DoE may nix Colossal Petroleum’s oil exploration bid
THE Department of Energy (DoE) may reject Colossal Petroleum Corp.’s proposal to explore oil and gas resources in two areas in Palawan province under the 5th Philippine Energy Contracting Round (PECR 5), its chief said on Monday.
At the sidelines of Samahang Plaridel’s Kapihan sa Manila Hotel event on Monday, Energy Secretary Alfonso Cusi said that if the oil firm would no longer pursue its exploration plans, “we have no choice but to terminate it, because we cannot leave it hanging.”
Energy Undersecretary Donato Marcos told reporters that the DoE would give Colossal Petroleum an ultimatum to either disclose its plans to explore the area or abide with whatever the Supreme Court decides on the Malampaya consortium’s petition to review the Commission on Audit’s order for it to pay the government P147 billion in income taxes.
The consortium is made up Shell Philippines Exploration B.V., which owns 45 percent of SC 38 and operates the Malampaya gas facility; Chevron Malampaya LLC, which holds 45 percent; and state-run Philippine National Oil Co.-Exploration Corp., which holds 10 percent.
This was an outcome of the department’s meeting with Colossal Petroleum, an affiliate of listed Coal Asia Holdings, Inc., about two weeks ago, he said.
According to the Energy chief, Colossal Petroleum is not willing to do what Israel’s Ratio Petroleum Ltd. did, which is accepting whatever that verdict would be.
This led to the signing of a petroleum service contract between President Rodrigo Duterte and Ratio President and Chief Executive Officer Itay Raphael Tabibzada last week.
“Angproblemasakanila, they are not in agreement to do what Ratio did ( The problem with them is that they are not in agreement with what Ratio did),” Cusi said.
Under the contract signed last week—the first of its kind signed under the Duterte administration—Ratio Petroleum is permitted to explore oil and gas resources in the 416,000-hectare Area 4 (East Palawan Basin).
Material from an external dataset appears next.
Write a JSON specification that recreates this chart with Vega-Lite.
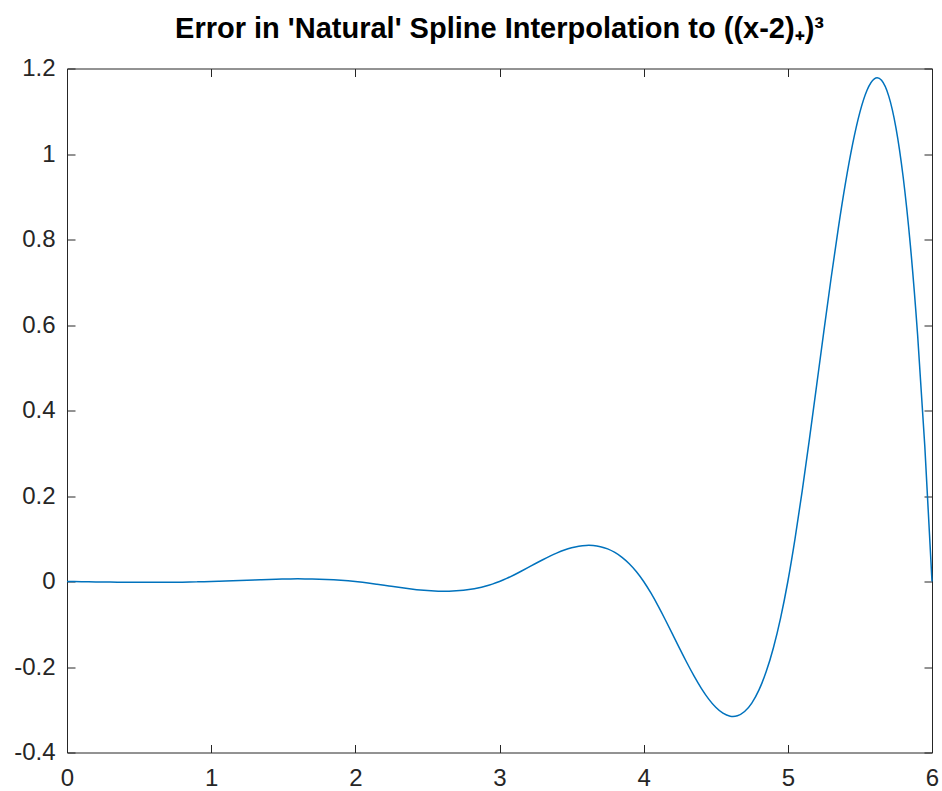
{
  "$schema": "https://vega.github.io/schema/vega-lite/v6.json",
  "autosize": "none",
  "width": 865,
  "height": 684,
  "padding": {"left": 67, "top": 68.5, "right": 10, "bottom": 38},
  "background": "#ffffff",
  "config": {
    "view": {"stroke": "#262626", "strokeWidth": 1},
    "font": "Liberation Sans",
    "axis": {"grid": false, "domain": false, "title": null, "minExtent": 0, "tickColor": "#262626", "tickSize": -8, "tickWidth": 1, "labelColor": "#262626", "labelFont": "Liberation Sans", "labelFontSize": 24, "labelFlush": false, "labelOverlap": false, "labelBound": false}
  },
  "title": {"text": "Error in 'Natural' Spline Interpolation to ((x-2)₊)³", "font": "Liberation Sans", "fontSize": 29, "fontWeight": "bold", "color": "#000000", "baseline": "alphabetic", "offset": -10, "anchor": "middle", "frame": "group"},
  "data": {"values": [
    {"x":0,"y":0},{"x":0.05,"y":-0.000256},{"x":0.1,"y":-0.000508},{"x":0.15,"y":-0.000752},{"x":0.2,"y":-0.000985},{"x":0.25,"y":-0.001202},{"x":0.3,"y":-0.0014},{"x":0.35,"y":-0.001575},{"x":0.4,"y":-0.001723},{"x":0.45,"y":-0.00184},{"x":0.5,"y":-0.001923},{"x":0.55,"y":-0.001967},{"x":0.6,"y":-0.001969},{"x":0.65,"y":-0.001925},{"x":0.7,"y":-0.001831},{"x":0.75,"y":-0.001683},{"x":0.8,"y":-0.001477},{"x":0.85,"y":-0.00121},{"x":0.9,"y":-0.000877},{"x":0.95,"y":-0.000475},
    {"x":1,"y":0},{"x":1.05,"y":0.000548},{"x":1.1,"y":0.001154},{"x":1.15,"y":0.001798},{"x":1.2,"y":0.002461},{"x":1.25,"y":0.003125},{"x":1.3,"y":0.003769},{"x":1.35,"y":0.004375},{"x":1.4,"y":0.004923},{"x":1.45,"y":0.005395},{"x":1.5,"y":0.005769},{"x":1.55,"y":0.006029},{"x":1.6,"y":0.006154},{"x":1.65,"y":0.006125},{"x":1.7,"y":0.005923},{"x":1.75,"y":0.005529},{"x":1.8,"y":0.004923},{"x":1.85,"y":0.004086},{"x":1.9,"y":0.003},{"x":1.95,"y":0.001644},
    {"x":2,"y":0},{"x":2.05,"y":-0.001937},{"x":2.1,"y":-0.004107},{"x":2.15,"y":-0.006441},{"x":2.2,"y":-0.008861},{"x":2.25,"y":-0.011298},{"x":2.3,"y":-0.013677},{"x":2.35,"y":-0.015925},{"x":2.4,"y":-0.017969},{"x":2.45,"y":-0.019737},{"x":2.5,"y":-0.021154},{"x":2.55,"y":-0.022148},{"x":2.6,"y":-0.022646},{"x":2.65,"y":-0.022575},{"x":2.7,"y":-0.021862},{"x":2.75,"y":-0.020432},{"x":2.8,"y":-0.018216},{"x":2.85,"y":-0.015136},{"x":2.9,"y":-0.011123},{"x":2.95,"y":-0.006102},
    {"x":3,"y":0},{"x":3.05,"y":0.007198},{"x":3.1,"y":0.015277},{"x":3.15,"y":0.023964},{"x":3.2,"y":0.032984},{"x":3.25,"y":0.042068},{"x":3.3,"y":0.050938},{"x":3.35,"y":0.059325},{"x":3.4,"y":0.066954},{"x":3.45,"y":0.073552},{"x":3.5,"y":0.078846},{"x":3.55,"y":0.082563},{"x":3.6,"y":0.084431},{"x":3.65,"y":0.084175},{"x":3.7,"y":0.081523},{"x":3.75,"y":0.076202},{"x":3.8,"y":0.067939},{"x":3.85,"y":0.056459},{"x":3.9,"y":0.041493},{"x":3.95,"y":0.022763},
    {"x":4,"y":0},{"x":4.05,"y":-0.026856},{"x":4.1,"y":-0.057},{"x":4.15,"y":-0.089414},{"x":4.2,"y":-0.123077},{"x":4.25,"y":-0.156971},{"x":4.3,"y":-0.190077},{"x":4.35,"y":-0.221375},{"x":4.4,"y":-0.249846},{"x":4.45,"y":-0.274472},{"x":4.5,"y":-0.294231},{"x":4.55,"y":-0.308105},{"x":4.6,"y":-0.315077},{"x":4.65,"y":-0.314125},{"x":4.7,"y":-0.304231},{"x":4.75,"y":-0.284375},{"x":4.8,"y":-0.253539},{"x":4.85,"y":-0.210702},{"x":4.9,"y":-0.154846},{"x":4.95,"y":-0.084952},
    {"x":5,"y":0},{"x":5.05,"y":0.100225},{"x":5.1,"y":0.212723},{"x":5.15,"y":0.33369},{"x":5.2,"y":0.459323},{"x":5.25,"y":0.585817},{"x":5.3,"y":0.709369},{"x":5.35,"y":0.826175},{"x":5.4,"y":0.932431},{"x":5.45,"y":1.024333},{"x":5.5,"y":1.098077},{"x":5.55,"y":1.149859},{"x":5.6,"y":1.175877},{"x":5.65,"y":1.172325},{"x":5.7,"y":1.1354},{"x":5.75,"y":1.061298},{"x":5.8,"y":0.946215},{"x":5.85,"y":0.786348},{"x":5.9,"y":0.577892},{"x":5.95,"y":0.317044},
    {"x":6,"y":0}
  ]},
  "resolve": {"axis": {"x": "independent", "y": "independent"}},
  "layer": [
    {
      "mark": {"type": "line", "interpolate": "natural", "color": "#0072BD", "strokeWidth": 1.5},
      "encoding": {
        "x": {"field": "x", "type": "quantitative", "scale": {"domain": [0, 6], "nice": false, "zero": false},
              "axis": {"orient": "bottom", "values": [0,1,2,3,4,5,6], "labelPadding": 21.5, "format": "d"}},
        "y": {"field": "y", "type": "quantitative", "scale": {"domain": [-0.4, 1.2], "nice": false, "zero": false},
              "axis": {"orient": "left", "values": [-0.4,-0.2,0,0.2,0.4,0.6,0.8,1,1.2], "labelPadding": 20,
                       "labelExpr": "replace(format(datum.value, '.1~f'), '\u2212', '-')"}}
      }
    },
    {
      "mark": {"type": "line", "strokeOpacity": 0},
      "encoding": {
        "x": {"field": "x", "type": "quantitative", "scale": {"domain": [0, 6], "nice": false, "zero": false},
              "axis": {"orient": "top", "values": [0,1,2,3,4,5,6], "labels": false}},
        "y": {"field": "y", "type": "quantitative", "scale": {"domain": [-0.4, 1.2], "nice": false, "zero": false},
              "axis": {"orient": "right", "values": [-0.4,-0.2,0,0.2,0.4,0.6,0.8,1,1.2], "labels": false}}
      }
    }
  ]
}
This contract came after Colossal Petroleum had submitted bids to explore East Palawan’s Area 5, which measures 576,000 ha. and has the potential to yield 1,897.4 million barrels of oil (MMBO) and 2,846.6 billion cubic feet of gas (BCFG); and Area 7 in Reed Bank, which spans 468,000 ha. and has the potential to yield 165 MMBO and 3,846 BCFG.
Colossal Petroleum had qualified for exploring those areas under PECR 5, an old scheme of awarding service contracts for coal and petroleum exploration.